Nós, na Antas da Cunha Ecija, por exemplo, trabalhamos já numa forma muito de gestão de projeto. Temos uma área de stack transactions, por exemplo, onde eu acho que temos uma equipa e uma abordagem muito diferenciada. Não conheço outra sociedade que tenha em casa alguém que tenha sido CEO de uma grande tecnológica, uma ex-diretora jurídica de outra grande tecnológica e de uma consultora.

Já estão a utilizar a tecnologia para análise de dados? Já vão buscar dados e trabalham-nos?
FAC - A inteligência artificial, se nós quisermos resumir numa frase, é a capacidade de multiplicar. Há setores e profissões cujo multiplicador será 10, isto é, aquilo que se faz hoje com 10 pessoas far-se-á com uma ou aquilo que se faz com uma vamos ter a capacidade de resposta de 10.
Achamos que o multiplicador no setor jurídico não é de todo de 10, mas neste momento que estamos a falar já é de dois.
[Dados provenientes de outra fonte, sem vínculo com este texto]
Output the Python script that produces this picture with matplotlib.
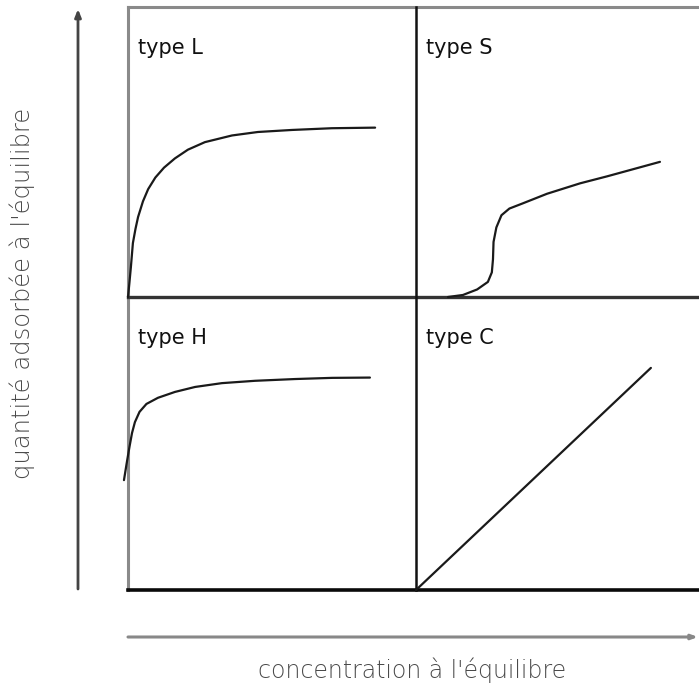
import matplotlib
matplotlib.use("Agg")
import matplotlib.pyplot as plt

# ---- data (arbitrary units: 0-100 across each panel) ----
L_x = [0, 0.5, 1.0, 1.7, 2.6, 3.5, 5.2, 7.0, 9.5, 12.5, 16.3, 20.8, 26.7, 36.1, 45.1, 56.9, 70.8, 85.8]
L_y = [0, 5.0, 10.3, 18.6, 23.5, 27.6, 33.0, 37.2, 41.2, 44.6, 47.8, 50.8, 53.4, 55.7, 56.9, 57.6, 58.2, 58.4]

S_x = [11.3, 16.6, 21.6, 25.4, 26.8, 27.2, 27.4, 28.4, 30.2, 33.0, 37.5, 46.3, 58.0, 67.5, 86.2]
S_y = [0, 0.7, 2.6, 5.2, 8.5, 13.0, 19.0, 24.0, 28.2, 30.5, 32.2, 35.6, 39.2, 41.6, 46.6]

H_x = [-1.4, -0.5, 0.5, 1.4, 2.4, 4.0, 6.4, 10.4, 16.3, 23.3, 32.6, 44.1, 58.0, 70.8, 84.0]
H_y = [37.5, 43.0, 48.8, 53.6, 57.3, 60.8, 63.5, 65.6, 67.6, 69.3, 70.6, 71.4, 72.0, 72.4, 72.5]

C_x = [0, 83.0]
C_y = [0, 75.8]

titles = ["type L", "type S", "type H", "type C"]
xlabel = "concentration à l'équilibre"
ylabel = "quantité adsorbée à l'équilibre"

W, H = 699, 686
fig = plt.figure(figsize=(W / 100, H / 100), dpi=100)

# overlay in pixel coordinates for the frame and arrows
ov = fig.add_axes([0, 0, 1, 1])
ov.set_xlim(0, W)
ov.set_ylim(H, 0)
ov.axis("off")

xl, xm, xr = 128, 416, 699
yt, ym, yb = 7, 297, 590

def fr(x0, x1, y0, y1):
    return [x0 / W, 1 - y1 / H, (x1 - x0) / W, (y1 - y0) / H]

panels = [
    (fr(xl, xm, yt, ym), L_x, L_y, titles[0]),
    (fr(xm, xr, yt, ym), S_x, S_y, titles[1]),
    (fr(xl, xm, ym, yb), H_x, H_y, titles[2]),
    (fr(xm, xr, ym, yb), C_x, C_y, titles[3]),
]
for rect, xs, ys, t in panels:
    ax = fig.add_axes(rect)
    ax.set_xlim(0, 100)
    ax.set_ylim(0, 100)
    ax.axis("off")
    ax.patch.set_alpha(0)
    ax.plot(xs, ys, color="#1a1a1a", lw=1.6, clip_on=False,
            solid_capstyle="round", solid_joinstyle="round")
    ax.text(3.5, 86, t, fontsize=15, family="DejaVu Sans", color="#111111",
            va="center", ha="left")

# frame lines
ov.plot([xl, xr], [yt, yt], color="#8a8a8a", lw=2.2)
ov.plot([xl, xl], [yt, yb], color="#8a8a8a", lw=2.2)
ov.plot([xl, xr], [ym, ym], color="#333333", lw=2.4)
ov.plot([xm, xm], [yt, yb], color="#111111", lw=1.8)
ov.plot([xl, xr], [yb, yb], color="#0a0a0a", lw=2.6)

# arrows
ov.annotate("", xy=(78, 9), xytext=(78, 589),
            arrowprops=dict(arrowstyle="-|>,head_length=0.45,head_width=0.18",
                            color="#444444", lw=2.0, shrinkA=0, shrinkB=0))
ov.annotate("", xy=(698, 637), xytext=(128, 637),
            arrowprops=dict(arrowstyle="-|>,head_length=0.35,head_width=0.13",
                            color="#888888", lw=2.2, shrinkA=0, shrinkB=0))

ov.text(412, 670, xlabel, fontsize=17, color="#4a4a4a", ha="center", va="center",
        family="DejaVu Sans", fontweight="light")
ov.text(22, 293, ylabel, fontsize=17.5, color="#4a4a4a", ha="center", va="center",
        rotation=90, family="DejaVu Sans", fontweight="light")

fig.savefig("out.png", dpi=100)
E tipicamente vai passar para cinco muito rapidamente, o que quer dizer que se soubermos aproveitar bem esta onda, rapidamente aquilo que nós hoje fazemos com os nossos 150 advogados poderemos ter o equivalente a 450 ou 600 advogados numa fase muito relativamente próxima, num médio prazo.
O que vai acontecer ao nosso modelo atual é que vai mudar radicalmente e não numa lógica de mandarmos pessoas embora, nada disso, nós estamos a prever contratar mais pessoas, mas muito mais de fazer o seu reskilling. Há uma fatia do trabalho que vai deixar de ser feita por humanos, mas que eu acho que é uma enorme oportunidade, em particular para os jovens advogados. Nós já o estamos a fazer, neste momento, eu e a Matilde de muito perto, estamos a fazer um estudo interno dos casos de uso que estamos a trabalhar, naquilo que por área de prática gostariam que fosse feito. Temos um conjunto de parceiros que já trabalham hoje connosco na área da IA para fazer um mapeamento e ter uma full picture de tudo aquilo que é a dinâmica do escritório no dia a dia e, depois, com quem é que vamos, entre aspas, namorar nos próximos anos para nos ajudar no desenvolvimento, na customização daquilo que são as nossas necessidades.
MMC – E essas soluções que queremos adotar são diferentes de área para área.

Onde é que a Antas da Cunha quer estar daqui a 10 anos?
FAC - Há uma coisa de que eu tenho absoluta certeza: a Antas da Cunha, daqui a 10 anos, não terá nada a ver com a Antas da Cunha que hoje temos. Será muito mais multidisciplinar, muito mais internacional. Nós temos um plano estratégico em que estamos a trabalhar, em que vamos continuar a registar crescimentos acentuados, claramente acima da média e muito, muito acima daquilo que é o crescimento da economia portuguesa. E acredito que vamos conseguir atingir os nossos objetivos, como sempre fizemos. Agora, acredito que se me perguntar se nós conseguimos duplicar o volume de negócios, por exemplo, nos próximos cinco anos, que é esse um bocadinho, o nosso objetivo, se vamos ter o dobro das pessoas, seguramente não. Vamos ter muito menos necessidade de contratação de pessoas. O que o que eu acho é que vamos ter um talento muito mais especializado, muito mais complementar.
Isto é um bocadinho atrevido, mais uma vez, da minha parte dizer isto, mas não sei se o nosso core será o legal daqui a 10 anos. Será aquele que tiver de ser, ou seja. Nós antigamente, quando falávamos da advocacia falávamos de tribunal, falávamos de processo. De repente, começámos a falar um bocadinho de consultoria na área dos negócios e agora aquilo de que se fala é de compliance e consultoria na área de governance, etc. Portanto, aquilo que nós temos são diferentes dimensões, são como carris que andam uns ao lado dos outros e em que a velocidade vai ser determinada pelas necessidades do mercado. Nós hoje somos altamente procurados para todas as nossas áreas de projeto de compliance propriamente dito, de consultoria, sendo que as áreas de processo continuam a crescer ao mesmo ritmo. Todas estas dimensões de negócio, quando aparecem, elas autoalimentam-se. E por isso eu acho que os próximos 10 anos serão altamente desafiantes.